### Raw data

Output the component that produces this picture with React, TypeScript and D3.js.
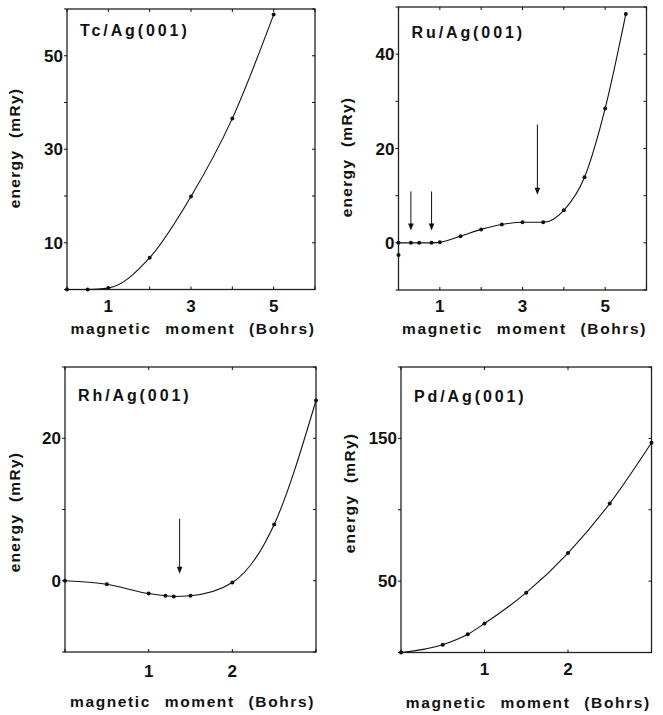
import React, { useEffect, useRef } from "react";
import * as d3 from "d3";

// Tc/Ag(001)
const tcMoment = [0, 0.5, 1, 2, 3, 4, 5];
const tcEnergy = [0, 0, 0.3, 6.8, 19.9, 36.6, 58.8];
// Ru/Ag(001)
const ruMoment = [0, 0.3, 0.5, 0.8, 1, 1.5, 2, 2.5, 3, 3.5, 4, 4.5, 5, 5.5];
const ruEnergy = [0, 0, 0, 0, 0.1, 1.4, 2.85, 3.9, 4.35, 4.35, 6.9, 13.9, 28.5, 48.5];
const ruStrayMoment = [0];
const ruStrayEnergy = [-2.6];
const ruArrowX = [0.3, 0.8, 3.36];
const ruArrowTop = [10.9, 10.9, 25.1];
const ruArrowTip = [2.6, 2.6, 10.2];
// Rh/Ag(001)
const rhMoment = [0, 0.5, 1, 1.2, 1.3, 1.5, 2, 2.5, 3];
const rhEnergy = [0, -0.5, -1.8, -2.1, -2.2, -2.1, -0.25, 7.9, 25.3];
const rhArrowX = [1.37];
const rhArrowTop = [8.7];
const rhArrowTip = [1.0];
// Pd/Ag(001)
const pdMoment = [0, 0.5, 0.8, 1, 1.5, 2, 2.5, 3];
const pdEnergy = [0, 5.5, 12.8, 20.3, 41.9, 69.7, 104.4, 147];

const tcYLabels = [10, 30, 50];
const ruYLabels = [0, 20, 40];
const rhYLabels = [0, 20];
const pdYLabels = [50, 150];
const wideXLabels = [1, 3, 5];
const narrowXLabels = [1, 2];

const FONT = "'Liberation Sans', Arial, sans-serif";

const panels = [
  {
    title: "Tc/Ag(001)", x: tcMoment, y: tcEnergy, box: [67, 315, 9, 289.5],
    xDom: [0, 6], yDom: [0, 60], xStep: 1, yStep: 10, xLab: wideXLabels, yLab: tcYLabels,
    arrows: [], stray: [], titleY: 36, tickY: 312, labelY: 334, yLabelX: 20, yLabelY: 148,
  },
  {
    title: "Ru/Ag(001)", x: ruMoment, y: ruEnergy, box: [398.5, 646.5, 7, 290],
    xDom: [0, 6], yDom: [-10, 50], xStep: 1, yStep: 10, xLab: wideXLabels, yLab: ruYLabels,
    arrows: ruArrowX.map((a, i) => [a, ruArrowTop[i], ruArrowTip[i]]),
    stray: ruStrayMoment.map((m, i) => [m, ruStrayEnergy[i]]),
    titleY: 38, tickY: 312, labelY: 334, yLabelX: 352, yLabelY: 157,
  },
  {
    title: "Rh/Ag(001)", x: rhMoment, y: rhEnergy, box: [65, 316, 367, 652],
    xDom: [0, 3], yDom: [-10, 30], xStep: 1, yStep: 10, xLab: narrowXLabels, yLab: rhYLabels,
    arrows: rhArrowX.map((a, i) => [a, rhArrowTop[i], rhArrowTip[i]]),
    stray: [], titleY: 401, tickY: 677, labelY: 707, yLabelX: 20, yLabelY: 512,
  },
  {
    title: "Pd/Ag(001)", x: pdMoment, y: pdEnergy, box: [401, 651.5, 367, 652.5],
    xDom: [0, 3], yDom: [0, 200], xStep: 1, yStep: 50, xLab: narrowXLabels, yLab: pdYLabels,
    arrows: [], stray: [], titleY: 402, tickY: 675, labelY: 708, yLabelX: 355, yLabelY: 493,
  },
];

const App = () => {
  const ref = useRef<SVGSVGElement>(null);

  useEffect(() => {
    const svg = d3.select(ref.current);
    svg.selectAll("*").remove();
    const ink = "#111";

    panels.forEach((p) => {
      const [l, r, t, b] = p.box;
      const xs = d3.scaleLinear().domain(p.xDom).range([l, r]);
      const ys = d3.scaleLinear().domain(p.yDom).range([b, t]);
      const g = svg.append("g");

      // frame
      g.append("rect")
        .attr("x", l).attr("y", t).attr("width", r - l).attr("height", b - t)
        .attr("fill", "none").attr("stroke", "#222").attr("stroke-width", 1.3);

      // ticks
      const xt = d3.range(p.xDom[0], p.xDom[1] + 1e-9, p.xStep);
      const yt = d3.range(p.yDom[0], p.yDom[1] + 1e-9, p.yStep);
      g.selectAll(".xt").data(xt).join("line")
        .attr("x1", (d) => xs(d)).attr("x2", (d) => xs(d))
        .attr("y1", b).attr("y2", b - 3)
        .attr("stroke", ink).attr("stroke-width", 1);
      g.selectAll(".xtt").data(xt).join("line")
        .attr("x1", (d) => xs(d)).attr("x2", (d) => xs(d))
        .attr("y1", t).attr("y2", t + 3)
        .attr("stroke", ink).attr("stroke-width", 1);
      g.selectAll(".yt").data(yt).join("line")
        .attr("x1", l - 3).attr("x2", l)
        .attr("y1", (d) => ys(d)).attr("y2", (d) => ys(d))
        .attr("stroke", ink).attr("stroke-width", 1);
      g.selectAll(".ytr").data(yt).join("line")
        .attr("x1", r - 3).attr("x2", r)
        .attr("y1", (d) => ys(d)).attr("y2", (d) => ys(d))
        .attr("stroke", ink).attr("stroke-width", 1);

      // tick labels
      g.selectAll(".xl").data(p.xLab).join("text")
        .attr("x", (d) => xs(d)).attr("y", p.tickY)
        .attr("text-anchor", "middle")
        .attr("font-family", FONT).attr("font-weight", "bold").attr("font-size", 17)
        .attr("fill", ink).text((d) => d);
      g.selectAll(".yl").data(p.yLab).join("text")
        .attr("x", l - 4).attr("y", (d) => ys(d) + 6)
        .attr("text-anchor", "end")
        .attr("font-family", FONT).attr("font-weight", "bold").attr("font-size", 17)
        .attr("fill", ink).text((d) => d);

      // curve
      const pts = p.x.map((v, i) => [v, p.y[i]] as [number, number]);
      const line = d3.line<[number, number]>()
        .x((d) => xs(d[0])).y((d) => ys(d[1]))
        .curve(d3.curveMonotoneX);
      g.append("path").attr("d", line(pts))
        .attr("fill", "none").attr("stroke", ink).attr("stroke-width", 1.1);
      g.selectAll(".pt").data(pts.concat(p.stray as [number, number][])).join("circle")
        .attr("cx", (d) => xs(d[0])).attr("cy", (d) => ys(d[1]))
        .attr("r", 2).attr("fill", ink);

      // arrows
      p.arrows.forEach(([ax, top, tip]) => {
        const x0 = xs(ax);
        const y0 = ys(top);
        const y1 = ys(tip);
        g.append("line").attr("x1", x0).attr("x2", x0).attr("y1", y0).attr("y2", y1 - 6)
          .attr("stroke", ink).attr("stroke-width", 1);
        g.append("path")
          .attr("d", `M${x0 - 2.8},${y1 - 7} L${x0 + 2.8},${y1 - 7} L${x0},${y1} Z`)
          .attr("fill", ink);
      });

      // title
      g.append("text")
        .attr("x", l + 13).attr("y", p.titleY)
        .attr("font-family", FONT).attr("font-weight", "bold").attr("font-size", 16)
        .attr("letter-spacing", 2.9).attr("fill", ink).text(p.title);

      // axis labels
      g.append("text")
        .attr("x", (l + r) / 2 + 2).attr("y", p.labelY)
        .attr("text-anchor", "middle")
        .attr("font-family", FONT).attr("font-weight", "bold").attr("font-size", 15.5)
        .attr("letter-spacing", 1.6).attr("word-spacing", 8)
        .attr("fill", ink).text("magnetic moment (Bohrs)");
      g.append("text")
        .attr("transform", `translate(${p.yLabelX},${p.yLabelY}) rotate(-90)`)
        .attr("text-anchor", "middle")
        .attr("font-family", FONT).attr("font-weight", "bold").attr("font-size", 15.5)
        .attr("letter-spacing", 1.3).attr("word-spacing", 6)
        .attr("fill", ink).text("energy (mRy)");
    });
  }, []);

  return (
    <div style={{ position: "absolute", left: 0, top: 0 }}>
      <svg ref={ref} width={663} height={715} style={{ display: "block", background: "#fff" }}></svg>
    </div>
  );
};

export default App;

######

Give back exactly the lines from the first line of the data through the line with "import * as", pictures excluded.

> _Answer to the exercise_:
Output the component that produces this picture with React, TypeScript and D3.js.
import React, { useEffect, useRef } from "react";
import * as d3 from "d3";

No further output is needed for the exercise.